• [Set exercise]
With the images removed, repeat the data below exactly.

****

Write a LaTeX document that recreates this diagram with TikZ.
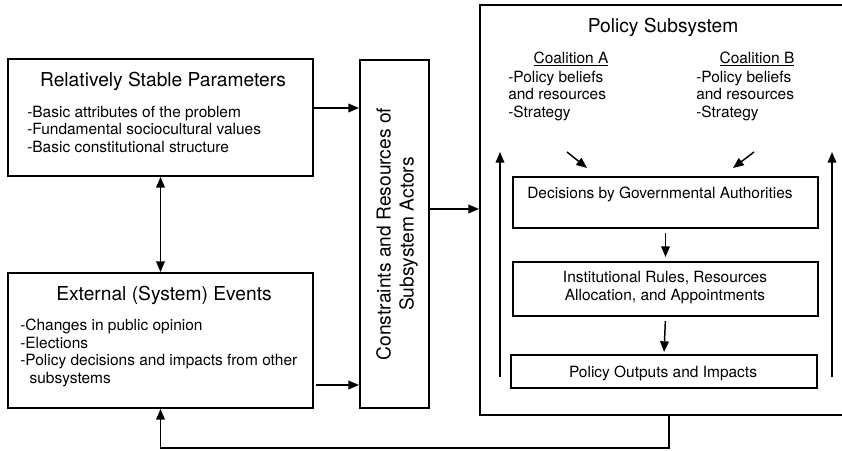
\documentclass[tikz,border=0pt]{standalone}
\usepackage{fontspec}
\setmainfont{TeX Gyre Heros}
\usetikzlibrary{arrows.meta,fit}
\newcommand\bodysize{\fontsize{11.6}{13.1}\selectfont}
\newcommand\headsize{\fontsize{14.4}{17.3}\selectfont}
\begin{document}
\begin{tikzpicture}[x=0.75pt,y=-0.75pt,
  frame/.style={draw, line width=1.5pt, inner sep=0pt},
  tip/.tip={Triangle[length=8pt,width=6.5pt]},
  arr/.style={line width=1.1pt, -tip},
  biarr/.style={line width=1.1pt, tip-tip},
  head/.style={font=\headsize, inner sep=0pt, anchor=base},
  body/.style={font=\bodysize, inner sep=0pt, align=left, anchor=north west},
  label/.style={font=\bodysize, inner sep=0pt, anchor=base},
]
\useasboundingbox (0,0) rectangle (842,450);
\clip (0,0) rectangle (842,450);

% ---- outer boxes ----
\node[frame, fit={(8,59)(313,176)}] (params) {};
\node[frame, fit={(8,273)(313,408)}] (events) {};
\node[frame, fit={(360,60)(429,408)}] (constr) {};
\node[frame, fit={(480,5)(860,415)}] (subsys) {};

% ---- texts of the left boxes ----
\node[head] (params-title) at (163,86) {Relatively Stable Parameters};
\node[body] (params-list) at (27,105.6)
  {-Basic attributes of the problem\\-Fundamental sociocultural values\\-Basic constitutional structure};
\node[head] (events-title) at (164,300) {External (System) Events};
\node[body] (events-list) at (20,318.9)
  {-Changes in public opinion\\-Elections\\-Policy decisions and impacts from other\\\hspace*{7pt}subsystems};
\node[font=\headsize, rotate=90, align=center, inner sep=0pt] (constr-text) at (397,234)
  {Constraints and Resources of\\Subsystem Actors};

% ---- policy subsystem ----
\node[head] (subsys-title) at (663,32) {Policy Subsystem};
\node[label] (coalA) at (571,63) {\underline{Coalition A}};
\node[body] (coalA-list) at (508,70.9) {-Policy beliefs\\and resources\\-Strategy};
\node[label] (coalB) at (757,63) {\underline{Coalition B}};
\node[body] (coalB-list) at (696,70.9) {-Policy beliefs\\and resources\\-Strategy};

\node[frame, fit={(513,177)(818,228)}] (decide) {};
\node[label] (decide-text) at (660,198) {Decisions by Governmental Authorities};
\node[frame, fit={(513,262)(818,316)}] (rules) {};
\node[font=\bodysize, align=center, inner sep=0pt] (rules-text) at (665,287.6)
  {Institutional Rules, Resources\\Allocation, and Appointments};
\node[frame, fit={(511,355)(817,388)}] (outputs) {};
\node[label] (outputs-text) at (663,377) {Policy Outputs and Impacts};

% ---- connectors ----
\coordinate (y1) at (0,108);
\coordinate (y2) at (0,385);
\coordinate (y3) at (0,209);
\draw[arr] (params.east |- y1) -- (constr.west |- y1);
\draw[arr, shorten <=1.5pt] (events.east |- y2) -- (constr.west |- y2);
\draw[arr] (constr.east |- y3) -- (subsys.west |- y3);
\draw[biarr] (params.south) -- (events.north);

\coordinate (Ltop) at (500,152);
\coordinate (Lbot) at (500,377);
\coordinate (Rtop) at (832,152);
\coordinate (Rbot) at (832,377);
\draw[arr] (Lbot) -- (Ltop);
\draw[arr] (Rbot) -- (Rtop);

\coordinate (Afrom) at (567,152);
\coordinate (Ato) at (587,168);
\coordinate (Bfrom) at (754,152);
\coordinate (Bto) at (733,168);
\draw[arr] (Afrom) -- (Ato);
\draw[arr] (Bfrom) -- (Bto);

\draw[arr, shorten <=3pt, shorten >=3pt] (decide.south) -- (rules.north);
\draw[arr, shorten <=3pt, shorten >=1.5pt] (rules.south) -- (outputs.north);

\coordinate (fb) at (669,448);
\draw[arr] (subsys.south -| fb) -- (fb) -- (fb -| events.south) -- (events.south);
\end{tikzpicture}
\end{document}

****

• [Full answer]
Write a LaTeX document that recreates this diagram with TikZ.
\documentclass[tikz,border=0pt]{standalone}
\usepackage{fontspec}
\setmainfont{TeX Gyre Heros}
\usetikzlibrary{arrows.meta,fit}
\newcommand\bodysize{\fontsize{11.6}{13.1}\selectfont}
\newcommand\headsize{\fontsize{14.4}{17.3}\selectfont}
\begin{document}
\begin{tikzpicture}[x=0.75pt,y=-0.75pt,
  frame/.style={draw, line width=1.5pt, inner sep=0pt},
  tip/.tip={Triangle[length=8pt,width=6.5pt]},
  arr/.style={line width=1.1pt, -tip},
  biarr/.style={line width=1.1pt, tip-tip},
  head/.style={font=\headsize, inner sep=0pt, anchor=base},
  body/.style={font=\bodysize, inner sep=0pt, align=left, anchor=north west},
  label/.style={font=\bodysize, inner sep=0pt, anchor=base},
]
\useasboundingbox (0,0) rectangle (842,450);
\clip (0,0) rectangle (842,450);

% ---- outer boxes ----
\node[frame, fit={(8,59)(313,176)}] (params) {};
\node[frame, fit={(8,273)(313,408)}] (events) {};
\node[frame, fit={(360,60)(429,408)}] (constr) {};
\node[frame, fit={(480,5)(860,415)}] (subsys) {};

% ---- texts of the left boxes ----
\node[head] (params-title) at (163,86) {Relatively Stable Parameters};
\node[body] (params-list) at (27,105.6)
  {-Basic attributes of the problem\\-Fundamental sociocultural values\\-Basic constitutional structure};
\node[head] (events-title) at (164,300) {External (System) Events};
\node[body] (events-list) at (20,318.9)
  {-Changes in public opinion\\-Elections\\-Policy decisions and impacts from other\\\hspace*{7pt}subsystems};
\node[font=\headsize, rotate=90, align=center, inner sep=0pt] (constr-text) at (397,234)
  {Constraints and Resources of\\Subsystem Actors};

% ---- policy subsystem ----
\node[head] (subsys-title) at (663,32) {Policy Subsystem};
\node[label] (coalA) at (571,63) {\underline{Coalition A}};
\node[body] (coalA-list) at (508,70.9) {-Policy beliefs\\and resources\\-Strategy};
\node[label] (coalB) at (757,63) {\underline{Coalition B}};
\node[body] (coalB-list) at (696,70.9) {-Policy beliefs\\and resources\\-Strategy};

\node[frame, fit={(513,177)(818,228)}] (decide) {};
\node[label] (decide-text) at (660,198) {Decisions by Governmental Authorities};
\node[frame, fit={(513,262)(818,316)}] (rules) {};
\node[font=\bodysize, align=center, inner sep=0pt] (rules-text) at (665,287.6)
  {Institutional Rules, Resources\\Allocation, and Appointments};
\node[frame, fit={(511,355)(817,388)}] (outputs) {};
\node[label] (outputs-text) at (663,377) {Policy Outputs and Impacts};

% ---- connectors ----
\coordinate (y1) at (0,108);
\coordinate (y2) at (0,385);
\coordinate (y3) at (0,209);
\draw[arr] (params.east |- y1) -- (constr.west |- y1);
\draw[arr, shorten <=1.5pt] (events.east |- y2) -- (constr.west |- y2);
\draw[arr] (constr.east |- y3) -- (subsys.west |- y3);
\draw[biarr] (params.south) -- (events.north);

\coordinate (Ltop) at (500,152);
\coordinate (Lbot) at (500,377);
\coordinate (Rtop) at (832,152);
\coordinate (Rbot) at (832,377);
\draw[arr] (Lbot) -- (Ltop);
\draw[arr] (Rbot) -- (Rtop);

\coordinate (Afrom) at (567,152);
\coordinate (Ato) at (587,168);
\coordinate (Bfrom) at (754,152);
\coordinate (Bto) at (733,168);
\draw[arr] (Afrom) -- (Ato);
\draw[arr] (Bfrom) -- (Bto);

\draw[arr, shorten <=3pt, shorten >=3pt] (decide.south) -- (rules.north);
\draw[arr, shorten <=3pt, shorten >=1.5pt] (rules.south) -- (outputs.north);

\coordinate (fb) at (669,448);
\draw[arr] (subsys.south -| fb) -- (fb) -- (fb -| events.south) -- (events.south);
\end{tikzpicture}
\end{document}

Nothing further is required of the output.